"... when you realize you want to spend the rest of your life with somebody, you want the rest of your life to start as soon as possible."
-- When Harry met Sally

"The meeting of two personalities is like the contact of two chemical substances; if there is any reaction, both are transformed."
-- Carl Jung

Sunday, February 16, 2014

Longevity in D/s relationships - Cross-post (E)


From Mistresses and their Captured Men via Strawberry Mistress (seems inactive at the moment)

Hidden away from the world in the little bubble of D/s bliss Goddess Selena and I live in, my mind drifting, catching up on domestic duties while collared, leashed, and partially bound, with some occasional rituals serving Goddess Selena as the only interruptions, my thoughts kept gravitating around the concept of the growth and maturing of relationships that are heavily flavored by the D/s lifestyle and BDSM power exchange.

BDSM and D/s literature and social media are overwhelmingly focused on definitions and categories, meeting like-minded kinksters, transforming present relationships into kinky ones, how-tos, finding solidarity in fetishes, and sharing kinky playtime.  And all of those are cool…  Been there, done that…  A lot.

But there is not that much written, or discussed, on the long-term growth and maturation of D/s or BDSM lifestyle relationships.  And I wondered why.  One would think the challenges of the lifestyle in terms of added layers of interests (matching or not), communications, and the needs of relational dynamics that tend to be particularly demanding, would present much to explore, discuss and share.

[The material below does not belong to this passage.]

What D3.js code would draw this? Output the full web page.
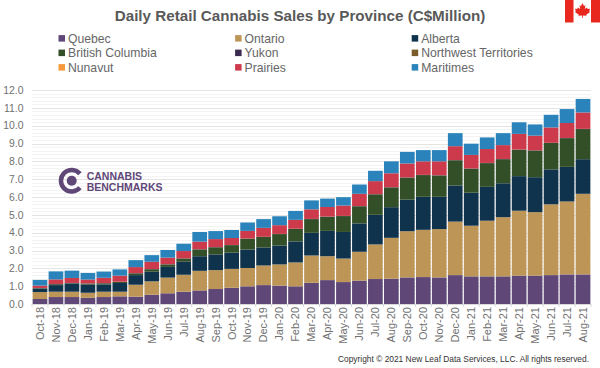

I shared these thoughts with one of bloggers, and kindred spirit, I respect the most, hmp, and we conspired to respectively produce posts that would discuss this issue. After a few exchanges, hmp was first off the blogging starting line back on Thursday, and I took advantage of his insightful reflections to write this present post, undoubtedly the longest ever on this blog. So go to the bathroom, get a drink, and have a seat. This will take a while. hmp’s original post can be found here, and the parts that I copied (all but the Valentine’s Day wish to all at the end) appear below in bold and italics. And keep in mind that both voices belong to submissive males...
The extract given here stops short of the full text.